# Instructions for the task
Your output is the lines from the first one to the one containing "from matplotlib.ticker import", repeated exactly, with images left out.

# Data provided
# # # # # # #
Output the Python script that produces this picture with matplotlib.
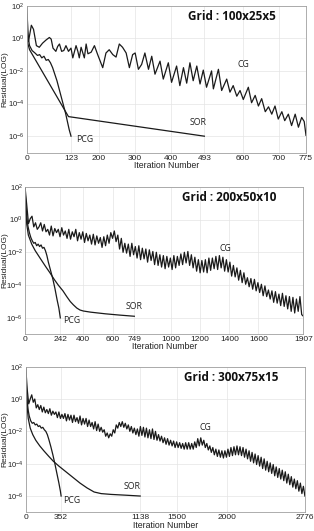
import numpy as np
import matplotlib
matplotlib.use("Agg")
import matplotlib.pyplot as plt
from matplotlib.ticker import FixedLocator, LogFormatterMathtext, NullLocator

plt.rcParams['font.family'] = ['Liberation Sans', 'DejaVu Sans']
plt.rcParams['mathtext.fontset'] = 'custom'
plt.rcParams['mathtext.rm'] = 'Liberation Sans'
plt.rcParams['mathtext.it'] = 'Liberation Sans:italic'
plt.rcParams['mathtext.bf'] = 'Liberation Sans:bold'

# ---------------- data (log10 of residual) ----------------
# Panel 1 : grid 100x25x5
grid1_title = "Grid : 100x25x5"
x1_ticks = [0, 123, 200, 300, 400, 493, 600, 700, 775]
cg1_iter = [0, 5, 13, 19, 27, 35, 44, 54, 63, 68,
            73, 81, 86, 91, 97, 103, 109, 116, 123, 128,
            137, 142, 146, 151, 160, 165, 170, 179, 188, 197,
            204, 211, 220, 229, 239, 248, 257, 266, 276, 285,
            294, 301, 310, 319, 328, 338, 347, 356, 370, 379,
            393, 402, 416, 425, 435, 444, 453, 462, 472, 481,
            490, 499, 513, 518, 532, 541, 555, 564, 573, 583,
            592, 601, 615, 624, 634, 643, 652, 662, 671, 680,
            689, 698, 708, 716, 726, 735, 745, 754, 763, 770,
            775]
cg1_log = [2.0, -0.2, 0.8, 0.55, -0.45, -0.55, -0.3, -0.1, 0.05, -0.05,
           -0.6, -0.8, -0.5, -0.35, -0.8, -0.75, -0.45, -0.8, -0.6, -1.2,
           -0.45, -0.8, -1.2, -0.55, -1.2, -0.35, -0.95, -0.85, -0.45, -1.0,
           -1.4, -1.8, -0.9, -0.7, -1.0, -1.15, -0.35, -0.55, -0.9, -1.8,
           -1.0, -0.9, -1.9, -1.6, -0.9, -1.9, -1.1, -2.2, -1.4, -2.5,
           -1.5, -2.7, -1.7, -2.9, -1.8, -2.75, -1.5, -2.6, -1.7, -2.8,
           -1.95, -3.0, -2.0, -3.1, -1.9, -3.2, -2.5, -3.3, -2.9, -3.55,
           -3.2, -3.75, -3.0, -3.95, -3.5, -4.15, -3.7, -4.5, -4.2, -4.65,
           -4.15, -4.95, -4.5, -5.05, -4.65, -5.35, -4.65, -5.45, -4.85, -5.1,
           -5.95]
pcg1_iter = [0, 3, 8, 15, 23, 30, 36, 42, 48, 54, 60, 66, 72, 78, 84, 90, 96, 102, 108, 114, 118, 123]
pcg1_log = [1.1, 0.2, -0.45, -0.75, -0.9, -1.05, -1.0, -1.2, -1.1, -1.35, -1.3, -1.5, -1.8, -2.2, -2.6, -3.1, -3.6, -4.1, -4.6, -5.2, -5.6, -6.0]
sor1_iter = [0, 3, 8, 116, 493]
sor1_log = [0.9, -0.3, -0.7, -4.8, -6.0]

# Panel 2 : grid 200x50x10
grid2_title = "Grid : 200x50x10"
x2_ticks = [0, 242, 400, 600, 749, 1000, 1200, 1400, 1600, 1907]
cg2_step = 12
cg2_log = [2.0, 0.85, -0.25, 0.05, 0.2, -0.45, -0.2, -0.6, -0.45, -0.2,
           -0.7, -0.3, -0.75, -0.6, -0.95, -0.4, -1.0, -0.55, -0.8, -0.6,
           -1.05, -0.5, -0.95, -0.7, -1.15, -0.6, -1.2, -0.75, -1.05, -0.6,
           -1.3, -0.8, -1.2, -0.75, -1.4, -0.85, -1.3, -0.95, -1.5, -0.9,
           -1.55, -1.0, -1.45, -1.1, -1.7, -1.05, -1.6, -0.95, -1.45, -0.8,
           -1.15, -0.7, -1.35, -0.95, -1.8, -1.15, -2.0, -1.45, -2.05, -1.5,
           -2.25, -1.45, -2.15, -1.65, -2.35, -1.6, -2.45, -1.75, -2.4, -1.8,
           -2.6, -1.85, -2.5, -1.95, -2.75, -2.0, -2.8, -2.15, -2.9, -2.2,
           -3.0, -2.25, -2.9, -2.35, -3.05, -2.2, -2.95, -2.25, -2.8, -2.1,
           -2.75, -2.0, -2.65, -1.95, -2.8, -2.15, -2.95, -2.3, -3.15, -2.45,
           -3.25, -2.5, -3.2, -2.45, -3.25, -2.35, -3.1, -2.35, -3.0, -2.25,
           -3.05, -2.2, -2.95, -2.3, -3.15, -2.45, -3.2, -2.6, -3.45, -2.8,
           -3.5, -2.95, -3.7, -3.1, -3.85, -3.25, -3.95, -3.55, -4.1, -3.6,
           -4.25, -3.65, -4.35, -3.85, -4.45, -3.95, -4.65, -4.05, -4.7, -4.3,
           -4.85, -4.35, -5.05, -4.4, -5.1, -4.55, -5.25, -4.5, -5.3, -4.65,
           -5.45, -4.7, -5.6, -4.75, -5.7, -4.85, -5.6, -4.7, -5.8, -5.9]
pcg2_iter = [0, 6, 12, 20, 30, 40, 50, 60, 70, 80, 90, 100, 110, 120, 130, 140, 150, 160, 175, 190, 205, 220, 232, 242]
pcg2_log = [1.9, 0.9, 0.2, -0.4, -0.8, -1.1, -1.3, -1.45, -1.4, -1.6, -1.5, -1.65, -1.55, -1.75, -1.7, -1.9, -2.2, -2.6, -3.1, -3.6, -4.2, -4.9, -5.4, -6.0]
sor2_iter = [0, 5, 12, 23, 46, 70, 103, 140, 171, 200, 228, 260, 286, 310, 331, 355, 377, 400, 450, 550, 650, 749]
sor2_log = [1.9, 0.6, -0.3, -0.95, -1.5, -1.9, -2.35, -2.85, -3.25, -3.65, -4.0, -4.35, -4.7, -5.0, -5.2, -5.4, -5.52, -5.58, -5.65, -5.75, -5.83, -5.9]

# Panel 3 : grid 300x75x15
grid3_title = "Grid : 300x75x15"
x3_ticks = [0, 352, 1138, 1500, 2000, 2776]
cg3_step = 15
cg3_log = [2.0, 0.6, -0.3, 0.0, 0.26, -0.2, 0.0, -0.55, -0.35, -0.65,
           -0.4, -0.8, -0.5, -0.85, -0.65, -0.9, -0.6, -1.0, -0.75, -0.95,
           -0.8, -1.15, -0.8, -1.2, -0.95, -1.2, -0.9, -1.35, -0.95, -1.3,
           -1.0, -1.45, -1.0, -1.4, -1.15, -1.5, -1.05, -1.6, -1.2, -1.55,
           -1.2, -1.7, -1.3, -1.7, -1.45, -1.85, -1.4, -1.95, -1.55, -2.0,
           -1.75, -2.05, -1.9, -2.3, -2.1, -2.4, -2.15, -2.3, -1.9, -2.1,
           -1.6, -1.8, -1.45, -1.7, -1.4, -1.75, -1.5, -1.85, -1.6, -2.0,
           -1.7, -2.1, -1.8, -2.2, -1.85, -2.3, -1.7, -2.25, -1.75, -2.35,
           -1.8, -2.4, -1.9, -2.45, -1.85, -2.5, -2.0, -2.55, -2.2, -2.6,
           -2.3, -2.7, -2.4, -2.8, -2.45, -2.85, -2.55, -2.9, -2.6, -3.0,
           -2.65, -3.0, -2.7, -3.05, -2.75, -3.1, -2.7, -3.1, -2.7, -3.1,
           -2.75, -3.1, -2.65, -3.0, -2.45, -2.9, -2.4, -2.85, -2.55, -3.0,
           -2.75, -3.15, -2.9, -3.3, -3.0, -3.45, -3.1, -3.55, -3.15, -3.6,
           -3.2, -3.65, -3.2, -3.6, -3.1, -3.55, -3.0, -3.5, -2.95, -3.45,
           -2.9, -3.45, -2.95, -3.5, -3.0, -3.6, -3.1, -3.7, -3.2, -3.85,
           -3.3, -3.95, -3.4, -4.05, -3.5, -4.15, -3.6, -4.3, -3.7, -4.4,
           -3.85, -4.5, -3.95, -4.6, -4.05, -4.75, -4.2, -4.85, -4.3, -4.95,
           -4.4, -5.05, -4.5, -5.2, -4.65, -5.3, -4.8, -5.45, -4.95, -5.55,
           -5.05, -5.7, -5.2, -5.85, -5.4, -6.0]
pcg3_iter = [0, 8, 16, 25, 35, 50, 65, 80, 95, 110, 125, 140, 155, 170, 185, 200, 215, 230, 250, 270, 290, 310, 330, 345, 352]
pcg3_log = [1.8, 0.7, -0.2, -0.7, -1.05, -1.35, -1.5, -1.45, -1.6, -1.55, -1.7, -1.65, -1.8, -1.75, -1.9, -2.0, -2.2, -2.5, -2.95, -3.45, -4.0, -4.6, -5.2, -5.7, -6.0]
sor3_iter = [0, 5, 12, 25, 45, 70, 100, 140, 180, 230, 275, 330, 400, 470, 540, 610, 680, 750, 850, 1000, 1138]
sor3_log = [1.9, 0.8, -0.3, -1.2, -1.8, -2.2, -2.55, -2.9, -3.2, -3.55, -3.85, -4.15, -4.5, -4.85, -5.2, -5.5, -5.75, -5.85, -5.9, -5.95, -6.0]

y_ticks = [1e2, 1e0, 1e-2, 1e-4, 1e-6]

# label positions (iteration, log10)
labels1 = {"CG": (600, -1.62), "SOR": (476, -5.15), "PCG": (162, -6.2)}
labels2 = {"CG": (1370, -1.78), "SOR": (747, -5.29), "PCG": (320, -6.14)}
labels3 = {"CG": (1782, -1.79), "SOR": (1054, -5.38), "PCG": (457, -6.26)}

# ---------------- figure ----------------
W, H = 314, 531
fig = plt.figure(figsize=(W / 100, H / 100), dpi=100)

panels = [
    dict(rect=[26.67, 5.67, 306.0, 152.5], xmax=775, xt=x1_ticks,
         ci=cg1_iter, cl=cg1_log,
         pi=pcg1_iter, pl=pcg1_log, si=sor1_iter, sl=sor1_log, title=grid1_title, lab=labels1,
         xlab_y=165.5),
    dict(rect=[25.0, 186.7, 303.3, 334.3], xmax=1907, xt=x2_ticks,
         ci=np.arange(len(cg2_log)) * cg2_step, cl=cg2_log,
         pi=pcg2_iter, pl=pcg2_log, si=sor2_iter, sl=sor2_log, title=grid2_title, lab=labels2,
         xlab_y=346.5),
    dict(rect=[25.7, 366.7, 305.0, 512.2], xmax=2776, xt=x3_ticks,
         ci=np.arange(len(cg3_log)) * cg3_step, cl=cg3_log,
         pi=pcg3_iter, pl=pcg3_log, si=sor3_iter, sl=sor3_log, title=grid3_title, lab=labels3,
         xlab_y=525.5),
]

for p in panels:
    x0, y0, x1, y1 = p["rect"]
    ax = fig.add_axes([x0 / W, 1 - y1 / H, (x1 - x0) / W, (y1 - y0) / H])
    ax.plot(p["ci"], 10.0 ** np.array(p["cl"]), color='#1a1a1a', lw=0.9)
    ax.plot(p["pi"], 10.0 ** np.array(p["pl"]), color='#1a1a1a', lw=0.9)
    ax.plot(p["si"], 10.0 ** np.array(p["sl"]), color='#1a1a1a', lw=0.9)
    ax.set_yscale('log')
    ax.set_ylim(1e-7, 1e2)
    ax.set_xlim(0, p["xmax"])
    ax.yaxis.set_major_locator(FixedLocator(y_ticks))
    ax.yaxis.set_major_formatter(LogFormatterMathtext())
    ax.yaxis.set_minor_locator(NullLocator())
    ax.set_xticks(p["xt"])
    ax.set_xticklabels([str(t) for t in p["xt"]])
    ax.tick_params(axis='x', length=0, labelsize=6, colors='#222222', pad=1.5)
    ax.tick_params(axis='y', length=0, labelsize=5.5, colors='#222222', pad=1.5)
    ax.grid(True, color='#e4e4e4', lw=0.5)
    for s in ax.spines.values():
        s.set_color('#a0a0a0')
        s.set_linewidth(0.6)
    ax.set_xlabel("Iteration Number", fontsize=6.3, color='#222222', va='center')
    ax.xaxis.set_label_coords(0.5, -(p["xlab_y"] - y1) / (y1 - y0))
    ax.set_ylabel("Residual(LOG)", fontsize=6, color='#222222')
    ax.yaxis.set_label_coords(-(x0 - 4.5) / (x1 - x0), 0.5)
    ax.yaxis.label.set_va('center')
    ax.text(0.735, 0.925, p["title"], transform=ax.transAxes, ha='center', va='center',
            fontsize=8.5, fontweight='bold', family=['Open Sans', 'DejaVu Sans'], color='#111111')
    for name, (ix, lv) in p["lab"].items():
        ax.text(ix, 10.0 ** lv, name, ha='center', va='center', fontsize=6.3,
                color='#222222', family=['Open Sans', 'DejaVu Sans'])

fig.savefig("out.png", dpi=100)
# # # # # # #
# Exercise answer
Output the Python script that produces this picture with matplotlib.
import numpy as np
import matplotlib
matplotlib.use("Agg")
import matplotlib.pyplot as plt
from matplotlib.ticker import FixedLocator, LogFormatterMathtext, NullLocator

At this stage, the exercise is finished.